Wednesday, December 05, 2018

Stock Market Misery Runs Deeper Than Trump and the Fed
Sarah Ponczek, Luke Kawa and Vildana Hajric
December 4, 2018

(Bloomberg) -- At first glance, investors got what they wanted: a less aggressive Federal Reserve and calming words on trade. That they still aren’t pleased suggests a bigger issue is underscoring their anxiety.

That issue is the possibility economic and earnings growth will slow down or stop next year, a scenario that unlike the trade war and interest-rate policy defies any obvious quick fix. The S&P 500 plunged 3.2 percent, the Dow Jones Industrial Average sank almost 800 points and bond yields tumbled.

Reading too much into day-to-day moves is usually a mistake and a half dozen explanations exist for Tuesday’s walloping, including selling pressure ahead of Wednesday’s market closure honoring former President George H.W. Bush. At the bottom of virtually all the other narratives, however, lurks concern that the market sees something to suggest the decade-long expansion that has fueled the bull market is in greater jeopardy than economists realize.

“The fundamental data is just not pricing in a robust, exciting, and upwardly sloping market,” Alicia Levine, BNY Mellon Investment Management chief strategist, said on Bloomberg TV. “The bond market is clearly giving a different signal than the equity market has in the last week. And the bond market is concerned about slowing global growth.”

Of course, a strong jobs report Friday could go a long way to alleviating concern that a significant slowdown is imminent. Recent readings on U.S. manufacturing and personal spending also showed that any impact from the trade tensions has not fed through to the world’s largest economy, at least not yet. And while one part of the Treasury yield curve inverted for the first time since 2007, the relationship most closely watched by the Fed is emitting a more muted warning.

For now, though, equity bears have wrested the upper hand in markets and focus is squarely on the risks they’re flagging:

Yield Curve Signal

Noise abounds in stock gyrations but coincidences bother traders. One fact that stands out right now is that the market abandoned its single-session celebration of Donald Trump’s trade truce on the same day the yield on three-year Treasuries fell below the 5-year rate for the first time in a decade. A more closely watched relationship, the spread between 2- and 10-year yields, remains positive, though the gap keeps getting slimmer.

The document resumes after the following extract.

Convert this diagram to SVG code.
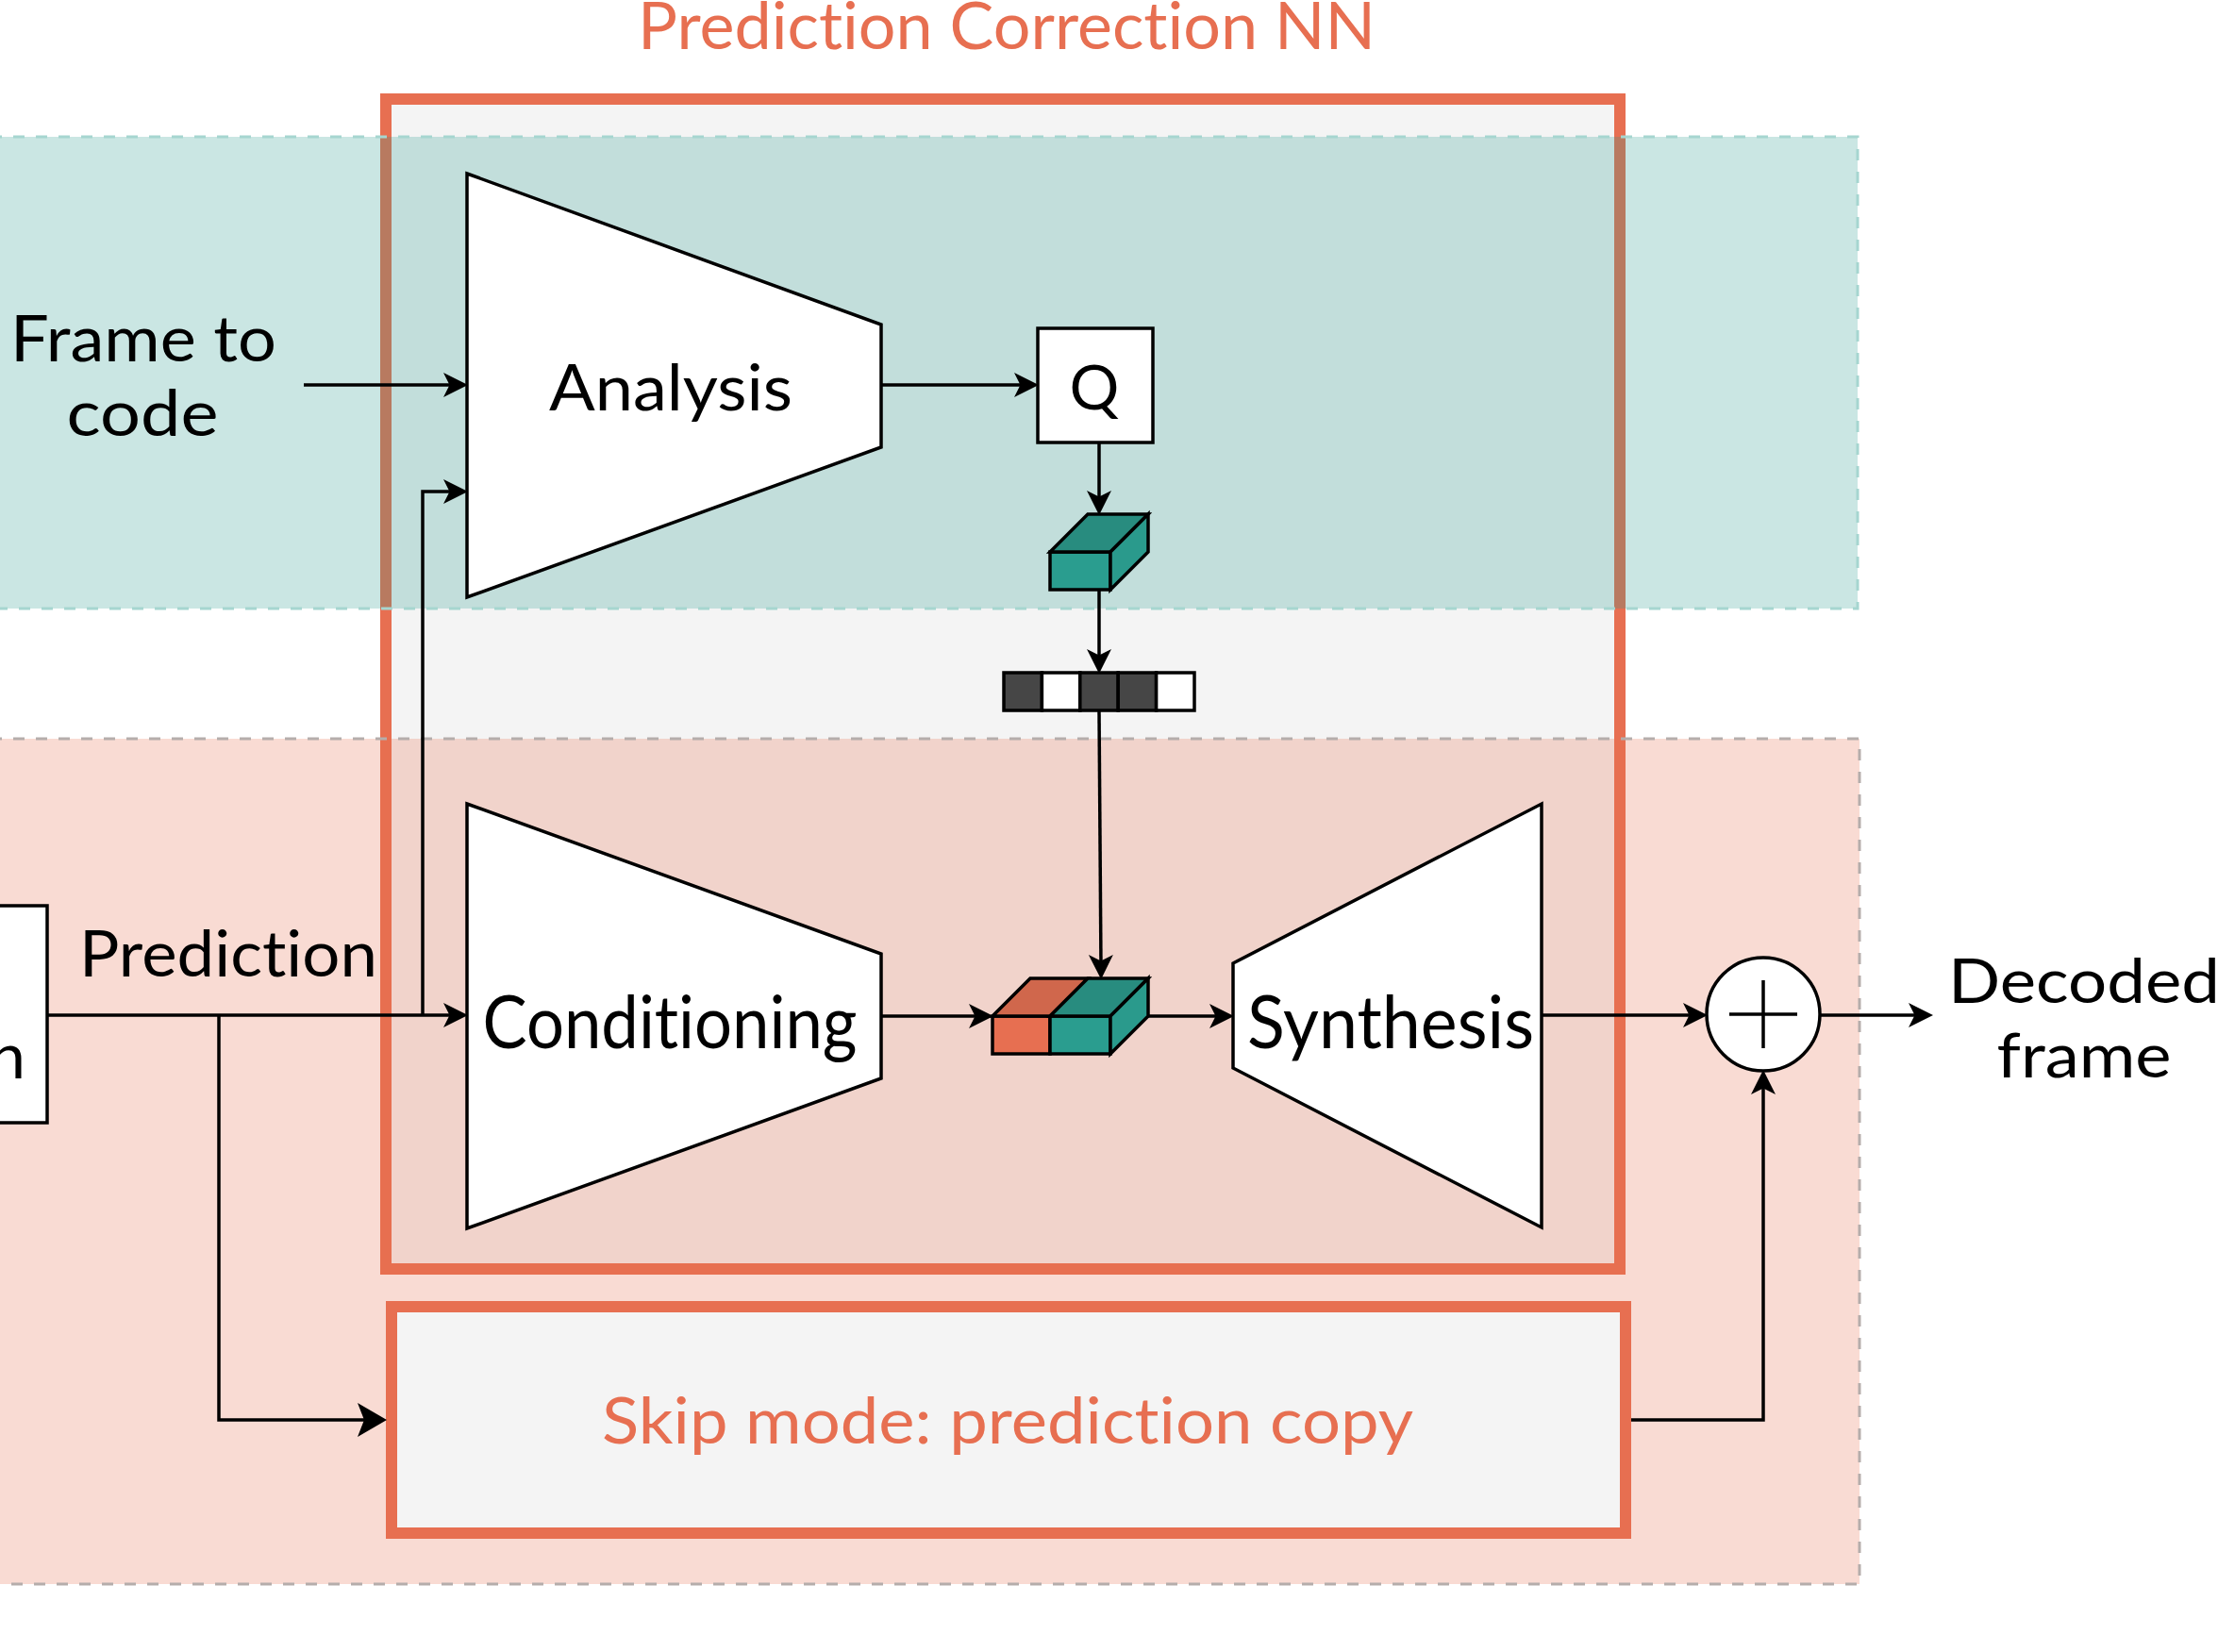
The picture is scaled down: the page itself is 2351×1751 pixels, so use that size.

“As parts of the yield curve invert, investors are getting spooked about potentially receiving a recession signal,” said Michael O’Rourke, JonesTrading’s chief market strategist.

Decelerating Earnings

Could the focus on trade and central-bank policy have been a red herring? Those who say so got a boost Tuesday. Progress on both fronts failed to sound the all clear in markets, putting the focus back on a fundamental backdrop that while robust now, is virtually certain to slow in 2019.

Decelerating global growth and concerns about margin pressure from higher labor costs as well as tariffs on imported goods have seen analysts trim their estimates for earnings growth in 2019. And there might be further downside yet. Despite the plunge in crude oil prices, expectations for profit growth among energy companies next year are in excess of 20 percent.

Defensive Posture

Since the S&P 500 peaked in late September, defensive areas of the market have continued to gain traction -- another fact that is cited by doomsayers as portending a slowdown. Utilities, real estate and consumer staples are the only sectors that have provided a positive return, while groups more closely associated with the economic cycle have yet to emerge from a correction. That has some weighing recession odds, wondering if the market has sussed out a slowdown.

“The only stocks up today are those that go up when people think the economy is slowing down,” Donald Selkin of Newbridge Securities said by phone. “That’s another sign -- those defensive stocks are the ones people run into when we have perceptions of economic slowdowns."

Trade, Fed Walk Backs

Even the news that pushed the S&P 500 to a 6 percent rally in the prior six sessions may not be great news. While the meeting between Presidents Donald Trump and Xi Jinping in Argentina produced positive headlines and a trade truce for now, its positive extent is already being questioned as few details emerge.